Pressed by the defense attorney, Army Lieutenant Colonel Thomas Bogar, Chester would not identify what set of laws would guide the trial, saying: "I'm not going to speculate as to what is or what is not controlling."
The chief military prosecutor, Air Force Colonel Morris Davis, told a news conference later that the judge can choose from several standards of law "to provide a full and fair trial."
Chester seemed perplexed that Zahir had been given copies of the charges in English, Arabic and Pashto but not in his native Farsi, and ordered prosecutors to get him a copy in that language.
The Pentagon office organizing the hearing also inexplicably failed to send a Farsi translator.
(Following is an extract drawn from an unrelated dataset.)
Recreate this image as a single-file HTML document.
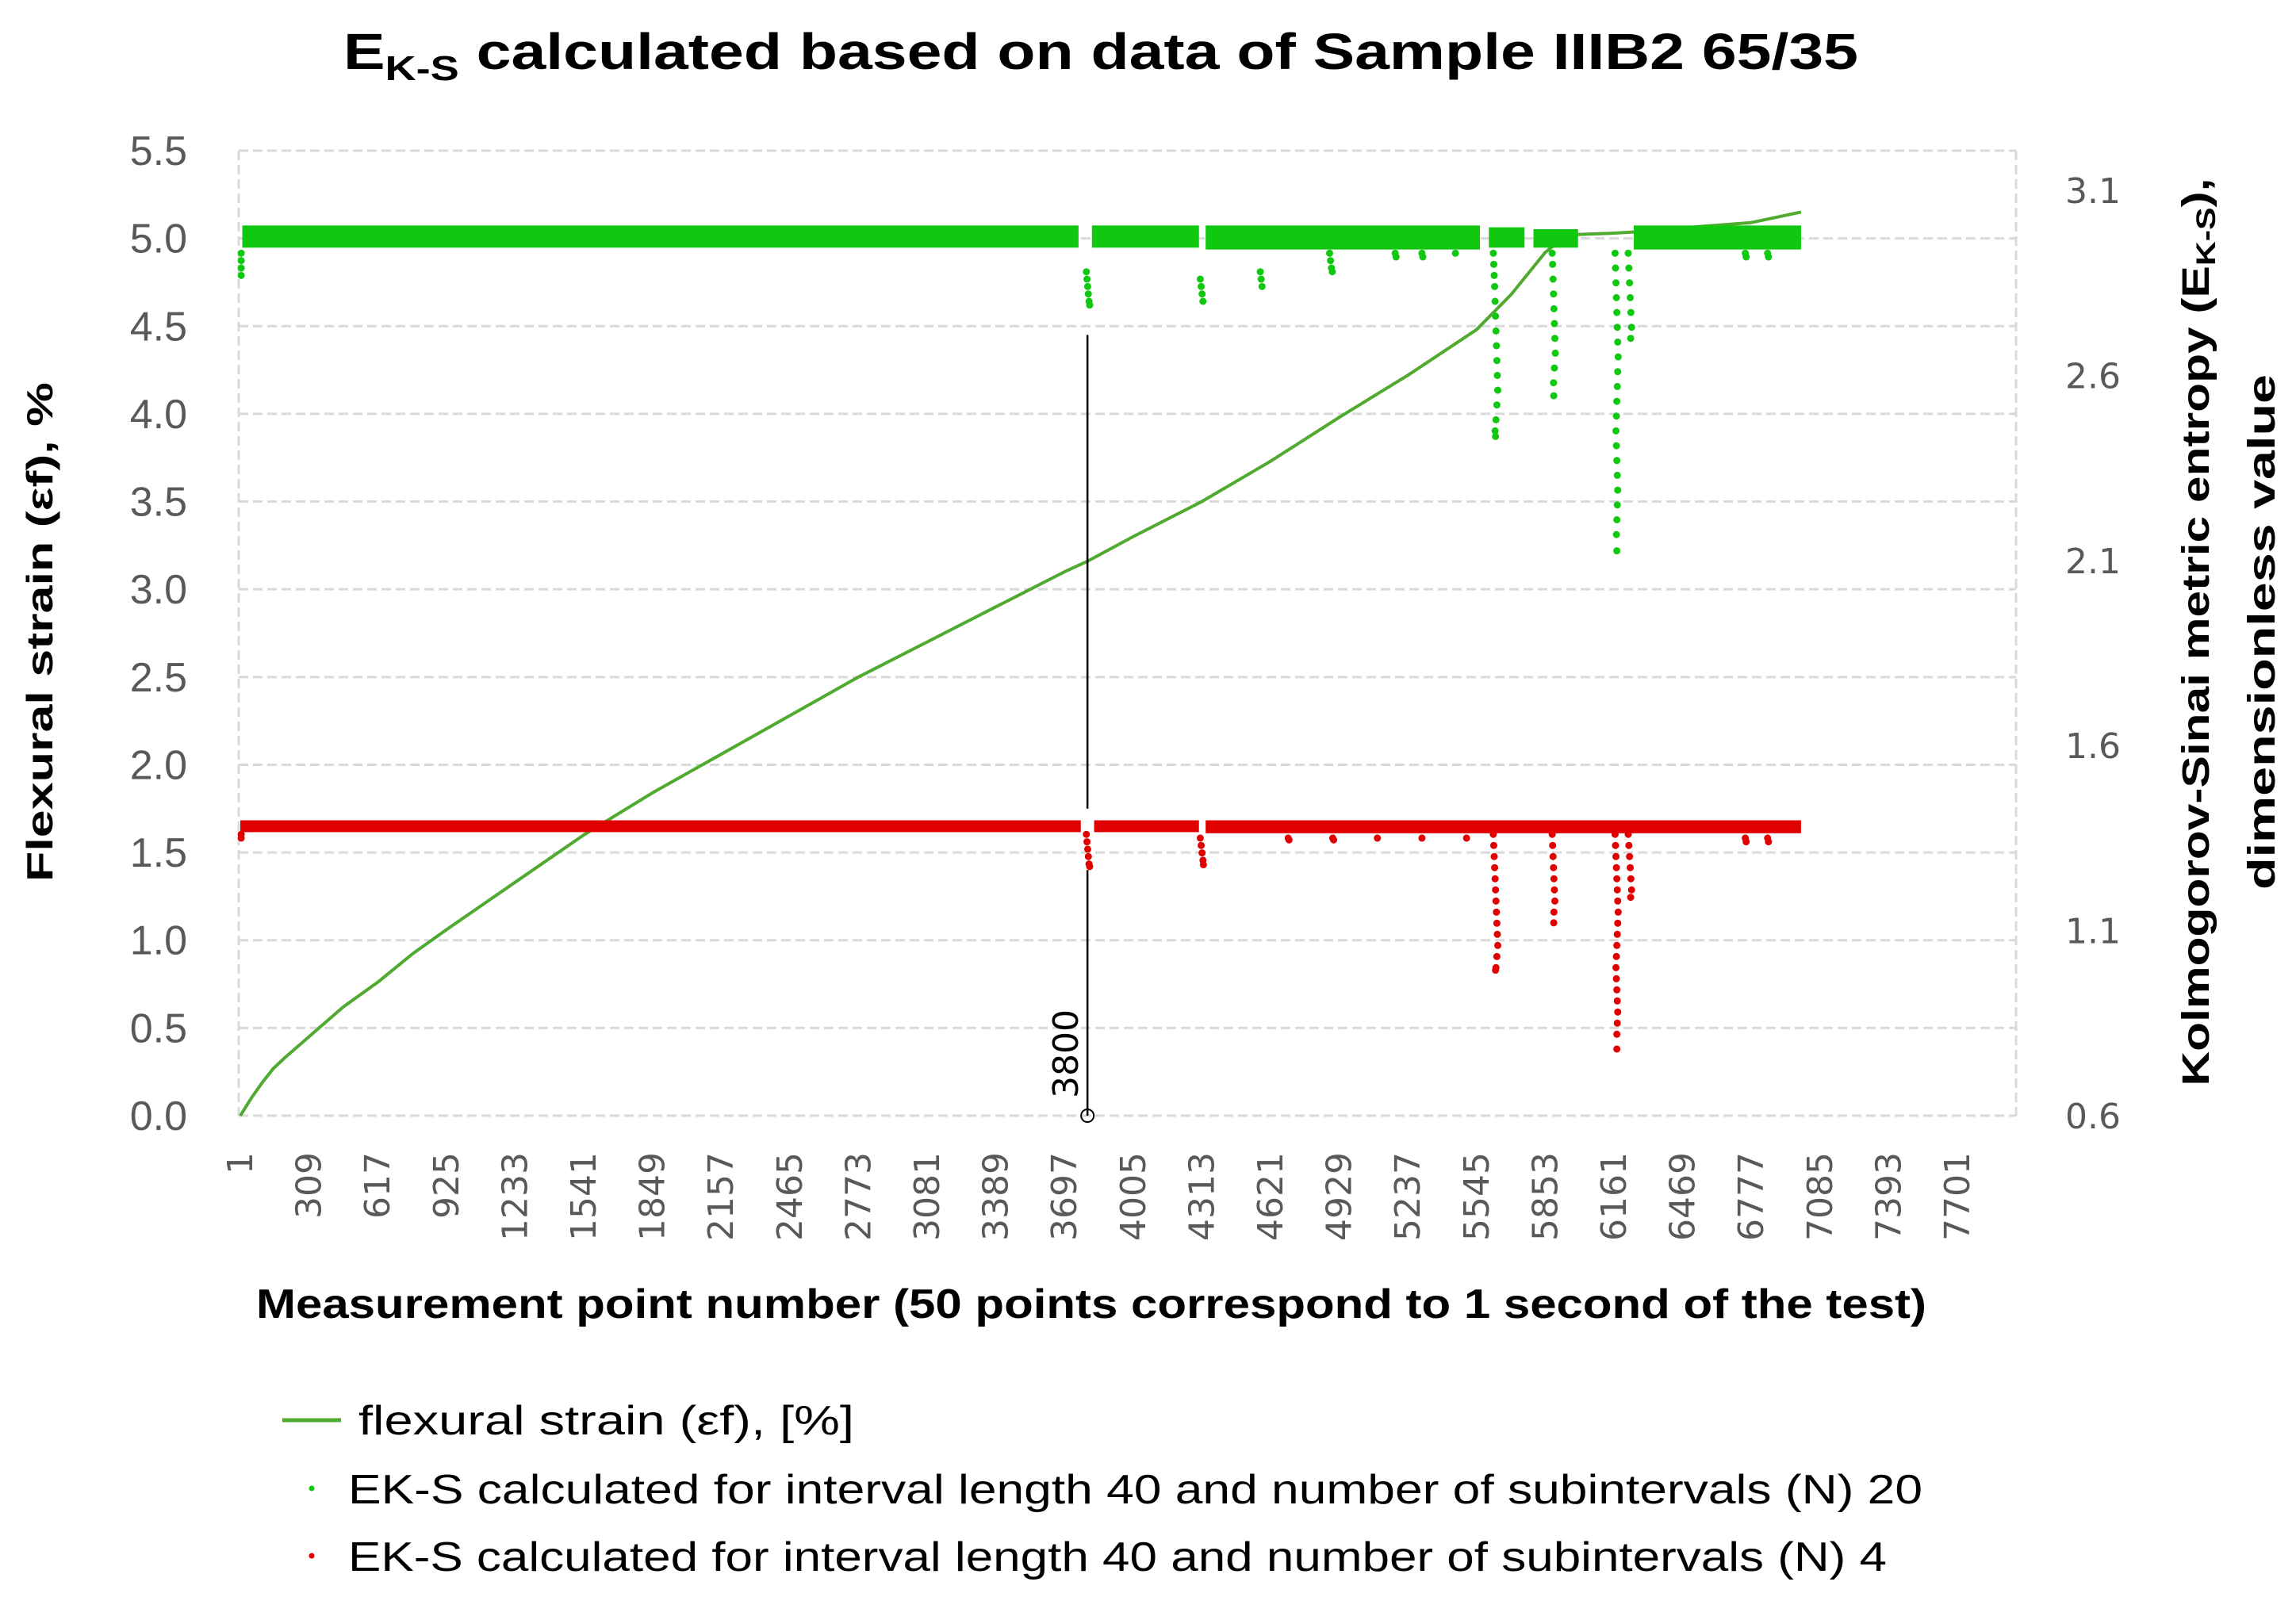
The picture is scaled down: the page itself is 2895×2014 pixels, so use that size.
<!DOCTYPE html>
<html><head><meta charset="utf-8">
<style>
html,body{margin:0;padding:0;background:#fff;}
svg{display:block;}
.tk{font-family:"DejaVu Sans",sans-serif;fill:#595959;}
.lt{font-family:"Liberation Sans",sans-serif;fill:#595959;}
.b{font-family:"Liberation Sans",sans-serif;font-weight:bold;fill:#000;}
.lg{font-family:"Liberation Sans",sans-serif;fill:#000;}
</style></head>
<body>
<svg id="chart" xmlns="http://www.w3.org/2000/svg" width="2895" height="2014" viewBox="0 0 2895 2014">
<text class="b" x="1388" y="87" text-anchor="middle" font-size="64" textLength="1910" lengthAdjust="spacingAndGlyphs">E<tspan font-size="44" dy="14">K-S</tspan><tspan dy="-14"> calculated based on data of Sample IIIB2 65/35</tspan></text>
<g id="grid"></g>
<g id="strain"></g>
<g id="green"></g>
<g id="red"></g>
<g id="marker"></g>
<g id="axes"></g>
<text class="b" font-size="46" text-anchor="middle" transform="translate(66,797) rotate(-90)" textLength="630" lengthAdjust="spacingAndGlyphs">Flexural strain (εf), %</text>
<text class="b" font-size="48" text-anchor="middle" transform="translate(2785,797) rotate(-90)" textLength="1145" lengthAdjust="spacingAndGlyphs">Kolmogorov-Sinai metric entropy (E<tspan font-size="34" dy="8">K-S</tspan><tspan dy="-8">),</tspan></text>
<text class="b" font-size="48" text-anchor="middle" transform="translate(2868,797) rotate(-90)" textLength="650" lengthAdjust="spacingAndGlyphs">dimensionless value</text>
<text class="b" font-size="52" x="1376" y="1662" text-anchor="middle" textLength="2106" lengthAdjust="spacingAndGlyphs">Measurement point number (50 points correspond to 1 second of the test)</text>
<g>
<line x1="356" y1="1791" x2="430" y2="1791" stroke="#4faa2f" stroke-width="5"/>
<text class="lg" font-size="52" x="452" y="1809" textLength="625" lengthAdjust="spacingAndGlyphs">flexural strain (εf),  [%]</text>
<circle cx="393" cy="1877" r="3.5" fill="#11c811"/>
<text class="lg" font-size="52" x="439" y="1896" textLength="1985" lengthAdjust="spacingAndGlyphs">EK-S calculated for interval length 40 and number of subintervals (N) 20</text>
<circle cx="393" cy="1962" r="3.5" fill="#e00000"/>
<text class="lg" font-size="52" x="439" y="1981" textLength="1940" lengthAdjust="spacingAndGlyphs">EK-S calculated for interval length 40 and number of subintervals (N) 4</text>
</g>
</svg>
<script>
const xTickLabels=[1,309,617,925,1233,1541,1849,2157,2465,2773,3081,3389,3697,4005,4313,4621,4929,5237,5545,5853,6161,6469,6777,7085,7393,7701];
const leftTicks=["0.0","0.5","1.0","1.5","2.0","2.5","3.0","3.5","4.0","4.5","5.0","5.5"];
const rightTicks=["0.6","1.1","1.6","2.1","2.6","3.1"];
const strainN=[1,50,100,150,200,309,463,617,771,925,1233,1541,1849,2157,2465,2773,3081,3389,3697,3800,4005,4313,4621,4929,5237,5545,5700,5853,5950,6161,6300,6469,6777,7000];
const strainV=[0,0.1,0.19,0.27,0.33,0.45,0.62,0.76,0.92,1.06,1.33,1.6,1.84,2.06,2.28,2.5,2.7,2.9,3.1,3.16,3.3,3.5,3.73,3.98,4.22,4.48,4.68,4.92,5.02,5.03,5.04,5.06,5.09,5.15];
const greenBandStart=[10,3820,4330,5600,5800,6250];
const greenBandEnd=[3760,4300,5560,5760,6000,7000];
const greenBandLow=[2.945,2.945,2.94,2.945,2.945,2.94];
const greenBandHigh=[3.005,3.005,3.005,3.0,2.995,3.005];
const greenDipN=[5,5,5,5,3795,3798,3801,3804,3807,3810,4306,4310,4314,4318,4575,4579,4583,4886,4890,4894,4898,5180,5184,5300,5304,5450,
5620,5622,5624,5626,5628,5630,5632,5634,5636,5638,5640,5636,5632,5628,5630,
5884,5886,5888,5890,5892,5894,5896,5898,5894,5890,5891,
6166,6168,6170,6172,6174,6176,6178,6180,6178,6176,6174,6172,6170,6172,6174,6176,6178,6176,6174,6172,6174,
6225,6228,6231,6234,6237,6240,6236,6750,6754,6850,6854];
const greenDipR=[2.93,2.91,2.89,2.87,2.88,2.86,2.84,2.82,2.80,2.79,2.86,2.84,2.82,2.80,2.88,2.86,2.84,2.93,2.91,2.89,2.88,2.93,2.92,2.93,2.92,2.93,
2.93,2.90,2.87,2.84,2.80,2.76,2.72,2.68,2.64,2.60,2.56,2.52,2.48,2.45,2.435,
2.93,2.90,2.86,2.82,2.78,2.74,2.70,2.66,2.62,2.58,2.545,
2.93,2.89,2.85,2.81,2.77,2.73,2.69,2.65,2.61,2.57,2.53,2.49,2.45,2.41,2.37,2.33,2.29,2.25,2.21,2.17,2.126,
2.93,2.89,2.85,2.81,2.77,2.73,2.70,2.93,2.92,2.93,2.92];
const redBandStart=[1,3830,4330];
const redBandEnd=[3770,4300,7000];
const redBandLow=[1.366,1.366,1.363];
const redBandHigh=[1.398,1.398,1.398];
const redDipN=[5,5,3795,3798,3801,3804,3807,3810,4306,4310,4314,4318,4320,4700,4704,4900,4904,5100,5300,5500,
5620,5622,5624,5626,5628,5630,5632,5634,5636,5638,5640,5636,5632,5630,
5884,5886,5888,5890,5892,5894,5896,5892,5891,
6166,6168,6170,6172,6174,6176,6178,6180,6178,6176,6174,6172,6170,6172,6174,6176,6178,6176,6174,6174,
6225,6228,6231,6234,6237,6240,6236,6750,6754,6850,6854];
const redDipR=[1.36,1.35,1.36,1.34,1.32,1.30,1.28,1.273,1.35,1.33,1.31,1.29,1.278,1.35,1.345,1.35,1.345,1.35,1.35,1.35,
1.36,1.33,1.30,1.27,1.24,1.21,1.18,1.15,1.12,1.09,1.06,1.03,1.00,0.993,
1.36,1.33,1.30,1.27,1.24,1.21,1.18,1.15,1.121,
1.36,1.33,1.30,1.27,1.24,1.21,1.18,1.15,1.12,1.09,1.06,1.03,1.00,0.97,0.94,0.91,0.88,0.85,0.82,0.78,
1.36,1.33,1.30,1.27,1.24,1.21,1.19,1.35,1.34,1.35,1.34];
const markerN=3800;

const NS="http://www.w3.org/2000/svg";
const PL=301,PR=2542,PT=190,PB=1407;
function xs(n){return 303+(n-1)*86.6/308;}
function yl(v){return PB-v*(PB-PT)/5.5;}
function yr(r){return PB-(r-0.6)*(PB-240)/2.5;}
function mk(tag,attrs,parent){const e=document.createElementNS(NS,tag);for(const k in attrs)e.setAttribute(k,attrs[k]);parent.appendChild(e);return e;}

const grid=document.getElementById('grid');
leftTicks.forEach((t,i)=>{
  const l=mk('line',{x1:PL,x2:PR,y1:yl(i*0.5),y2:yl(i*0.5),stroke:'#d9d9d9','stroke-width':3,'stroke-dasharray':'12 6'},grid);
  
  
});
[PL,PR].forEach(x=>{
  const l=mk('line',{x1:x,x2:x,y1:PT,y2:PB,stroke:'#d9d9d9','stroke-width':3,'stroke-dasharray':'12 6'},grid);
  
  
});

const axes=document.getElementById('axes');
leftTicks.forEach((t,i)=>{
  const e=mk('text',{x:236,y:yl(i*0.5)+18,'text-anchor':'end','font-size':52,class:'lt'},axes);
  e.textContent=t;
  
  
});
rightTicks.forEach((t,i)=>{
  const e=mk('text',{x:2604,y:yr(parseFloat(t))+16,'font-size':44,class:'tk'},axes);
  e.textContent=t;
  
  
});
xTickLabels.forEach(n=>{
  const x=xs(n)+15;
  const e=mk('text',{'text-anchor':'end','font-size':44,class:'tk',transform:`translate(${x},1453) rotate(-90)`},axes);
  e.textContent=String(n);
  
  
});

const sg=document.getElementById('strain');
const pts=strainN.map((n,i)=>xs(n).toFixed(1)+','+yl(strainV[i]).toFixed(1)).join(' ');
const pl=mk('polyline',{points:pts,fill:'none',stroke:'#4faa2f','stroke-width':4,'stroke-linejoin':'round'},sg);



function drawScatter(g,bs,be,blo,bhi,dn,dr,color,name){
  bs.forEach((s,i)=>{
    const r=mk('rect',{x:xs(s),y:yr(bhi[i]),width:xs(be[i])-xs(s),height:yr(blo[i])-yr(bhi[i]),fill:color},g);
    
    
  });
  dn.forEach((n,i)=>{
    const c=mk('circle',{cx:xs(n),cy:yr(dr[i]),r:4.5,fill:color},g);
    
    
  });
}
drawScatter(document.getElementById('green'),greenBandStart,greenBandEnd,greenBandLow,greenBandHigh,greenDipN,greenDipR,'#11c811','eks-n20');
drawScatter(document.getElementById('red'),redBandStart,redBandEnd,redBandLow,redBandHigh,redDipN,redDipR,'#e00000','eks-n4');

const mg=document.getElementById('marker');
const mx=xs(markerN);
let e=mk('line',{x1:mx,x2:mx,y1:yl(4.45),y2:yl(1.75),stroke:'#000','stroke-width':2.5},mg);


e=mk('line',{x1:mx,x2:mx,y1:yl(1.4),y2:yl(0),stroke:'#000','stroke-width':2.5},mg);


e=mk('circle',{cx:mx,cy:yl(0),r:8,fill:'none',stroke:'#000','stroke-width':2},mg);


e=mk('text',{'font-size':44,'font-family':'DejaVu Sans, sans-serif',fill:'#000',transform:`translate(${mx-12},1385) rotate(-90)`},mg);
e.textContent=String(markerN);


</script>
</body></html>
The court had to borrow a translator the defense attorney had brought to help him converse privately with Zahir.
The Guantanamo tribunals are the first convened by the US military since World War II. They are holding pretrial hearings this week for four prisoners at the naval base in southeastern Cuba.
The US Supreme Court heard a challenge to the tribunals' legitimacy last month and is expected to rule in June or July on whether they can proceed.
Chester said he had read news accounts and legal briefs from the case and indicated that he would comply with whatever the court ordered.
The tribunals, formally called commissions, were in hiatus for all of last year but have convened three times so far this year, and three more sessions are scheduled through July.
The charges say Zahir was an al-Qaeda paymaster who served as a Taliban translator and was part of a group that conducted a grenade attack on a car carrying three journalists near Gardez, Afghanistan, in 2002.
Davis said Zahir himself did not throw the grenade, which seriously injured Canadian journalist Kathleen Kenna, a correspondent for the Toronto Star at the time.
Zahir is one of 10 Guantanamo prisoners charged before the military tribunal. He faces life in prison if convicted.